-------- GIVEN INFORMATION

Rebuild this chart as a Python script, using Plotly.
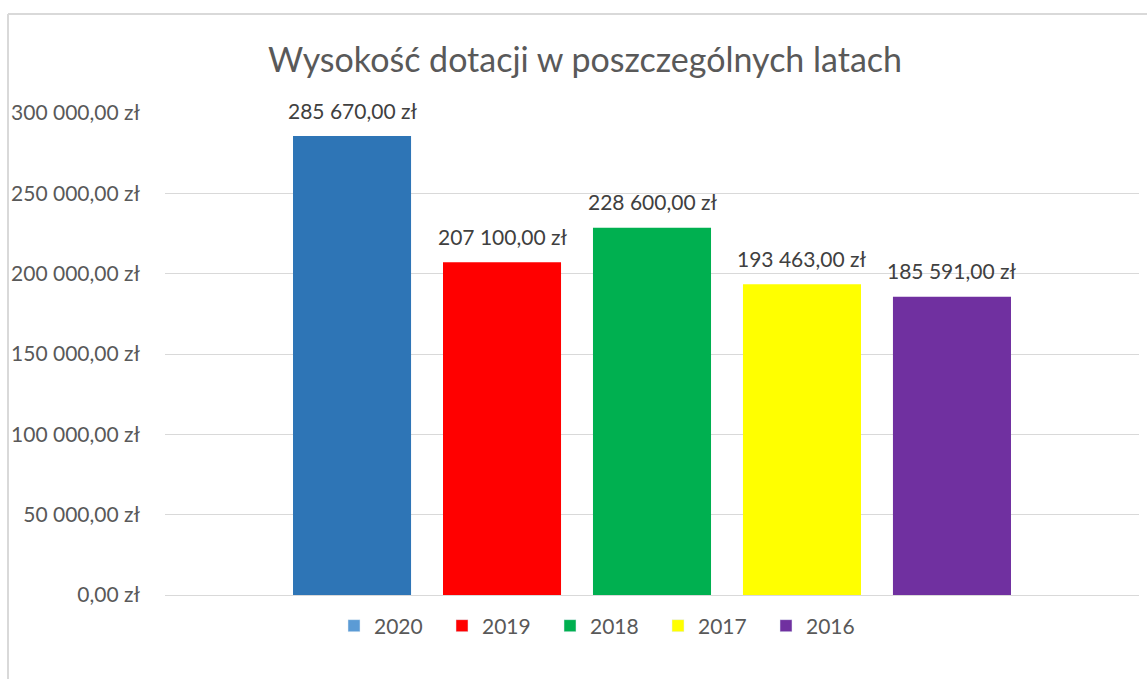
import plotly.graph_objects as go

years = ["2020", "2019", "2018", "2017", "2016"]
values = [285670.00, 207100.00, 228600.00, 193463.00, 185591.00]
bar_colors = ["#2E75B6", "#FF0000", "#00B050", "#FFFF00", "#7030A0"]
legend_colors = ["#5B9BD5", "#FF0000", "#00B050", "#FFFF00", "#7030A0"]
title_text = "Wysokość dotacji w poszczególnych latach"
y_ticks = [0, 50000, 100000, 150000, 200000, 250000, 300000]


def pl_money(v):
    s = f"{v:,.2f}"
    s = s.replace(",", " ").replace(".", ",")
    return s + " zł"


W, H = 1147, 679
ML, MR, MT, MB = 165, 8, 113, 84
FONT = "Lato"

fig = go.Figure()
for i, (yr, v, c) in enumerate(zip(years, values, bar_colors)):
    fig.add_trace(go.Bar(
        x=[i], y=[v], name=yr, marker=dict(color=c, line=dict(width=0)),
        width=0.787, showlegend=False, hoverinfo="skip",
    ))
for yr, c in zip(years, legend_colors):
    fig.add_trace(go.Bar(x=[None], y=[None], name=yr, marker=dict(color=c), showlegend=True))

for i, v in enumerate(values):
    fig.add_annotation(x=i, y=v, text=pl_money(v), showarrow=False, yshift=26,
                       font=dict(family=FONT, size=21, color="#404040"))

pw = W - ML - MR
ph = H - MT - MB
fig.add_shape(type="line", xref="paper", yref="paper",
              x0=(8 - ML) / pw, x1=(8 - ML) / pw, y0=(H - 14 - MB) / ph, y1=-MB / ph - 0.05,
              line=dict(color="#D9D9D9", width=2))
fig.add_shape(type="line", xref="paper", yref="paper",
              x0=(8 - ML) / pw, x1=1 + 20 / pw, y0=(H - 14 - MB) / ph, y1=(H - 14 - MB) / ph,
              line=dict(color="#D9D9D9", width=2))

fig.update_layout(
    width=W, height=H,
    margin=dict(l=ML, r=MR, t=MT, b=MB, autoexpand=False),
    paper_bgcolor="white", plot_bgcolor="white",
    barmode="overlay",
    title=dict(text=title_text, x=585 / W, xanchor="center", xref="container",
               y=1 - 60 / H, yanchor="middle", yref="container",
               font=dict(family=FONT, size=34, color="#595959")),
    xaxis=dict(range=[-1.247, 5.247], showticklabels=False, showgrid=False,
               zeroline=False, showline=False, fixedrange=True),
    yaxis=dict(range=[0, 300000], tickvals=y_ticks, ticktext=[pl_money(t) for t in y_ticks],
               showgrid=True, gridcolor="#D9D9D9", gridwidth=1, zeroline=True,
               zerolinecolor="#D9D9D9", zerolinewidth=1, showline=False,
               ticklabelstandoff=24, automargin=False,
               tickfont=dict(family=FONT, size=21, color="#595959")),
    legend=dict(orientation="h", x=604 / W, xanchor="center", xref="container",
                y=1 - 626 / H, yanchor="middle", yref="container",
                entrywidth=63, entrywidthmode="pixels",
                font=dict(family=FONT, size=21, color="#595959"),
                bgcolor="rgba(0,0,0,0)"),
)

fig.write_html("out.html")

----------------

### STATED GOAL
Skip every picture and transcribe the data above exactly.

### SOLUTION TO THIS EXERCISE
Rebuild this chart as a Python script, using Plotly.
import plotly.graph_objects as go

years = ["2020", "2019", "2018", "2017", "2016"]
values = [285670.00, 207100.00, 228600.00, 193463.00, 185591.00]
bar_colors = ["#2E75B6", "#FF0000", "#00B050", "#FFFF00", "#7030A0"]
legend_colors = ["#5B9BD5", "#FF0000", "#00B050", "#FFFF00", "#7030A0"]
title_text = "Wysokość dotacji w poszczególnych latach"
y_ticks = [0, 50000, 100000, 150000, 200000, 250000, 300000]


def pl_money(v):
    s = f"{v:,.2f}"
    s = s.replace(",", " ").replace(".", ",")
    return s + " zł"


W, H = 1147, 679
ML, MR, MT, MB = 165, 8, 113, 84
FONT = "Lato"

fig = go.Figure()
for i, (yr, v, c) in enumerate(zip(years, values, bar_colors)):
    fig.add_trace(go.Bar(
        x=[i], y=[v], name=yr, marker=dict(color=c, line=dict(width=0)),
        width=0.787, showlegend=False, hoverinfo="skip",
    ))
for yr, c in zip(years, legend_colors):
    fig.add_trace(go.Bar(x=[None], y=[None], name=yr, marker=dict(color=c), showlegend=True))

for i, v in enumerate(values):
    fig.add_annotation(x=i, y=v, text=pl_money(v), showarrow=False, yshift=26,
                       font=dict(family=FONT, size=21, color="#404040"))

pw = W - ML - MR
ph = H - MT - MB
fig.add_shape(type="line", xref="paper", yref="paper",
              x0=(8 - ML) / pw, x1=(8 - ML) / pw, y0=(H - 14 - MB) / ph, y1=-MB / ph - 0.05,
              line=dict(color="#D9D9D9", width=2))
fig.add_shape(type="line", xref="paper", yref="paper",
              x0=(8 - ML) / pw, x1=1 + 20 / pw, y0=(H - 14 - MB) / ph, y1=(H - 14 - MB) / ph,
              line=dict(color="#D9D9D9", width=2))

fig.update_layout(
    width=W, height=H,
    margin=dict(l=ML, r=MR, t=MT, b=MB, autoexpand=False),
    paper_bgcolor="white", plot_bgcolor="white",
    barmode="overlay",
    title=dict(text=title_text, x=585 / W, xanchor="center", xref="container",
               y=1 - 60 / H, yanchor="middle", yref="container",
               font=dict(family=FONT, size=34, color="#595959")),
    xaxis=dict(range=[-1.247, 5.247], showticklabels=False, showgrid=False,
               zeroline=False, showline=False, fixedrange=True),
    yaxis=dict(range=[0, 300000], tickvals=y_ticks, ticktext=[pl_money(t) for t in y_ticks],
               showgrid=True, gridcolor="#D9D9D9", gridwidth=1, zeroline=True,
               zerolinecolor="#D9D9D9", zerolinewidth=1, showline=False,
               ticklabelstandoff=24, automargin=False,
               tickfont=dict(family=FONT, size=21, color="#595959")),
    legend=dict(orientation="h", x=604 / W, xanchor="center", xref="container",
                y=1 - 626 / H, yanchor="middle", yref="container",
                entrywidth=63, entrywidthmode="pixels",
                font=dict(family=FONT, size=21, color="#595959"),
                bgcolor="rgba(0,0,0,0)"),
)

fig.write_html("out.html")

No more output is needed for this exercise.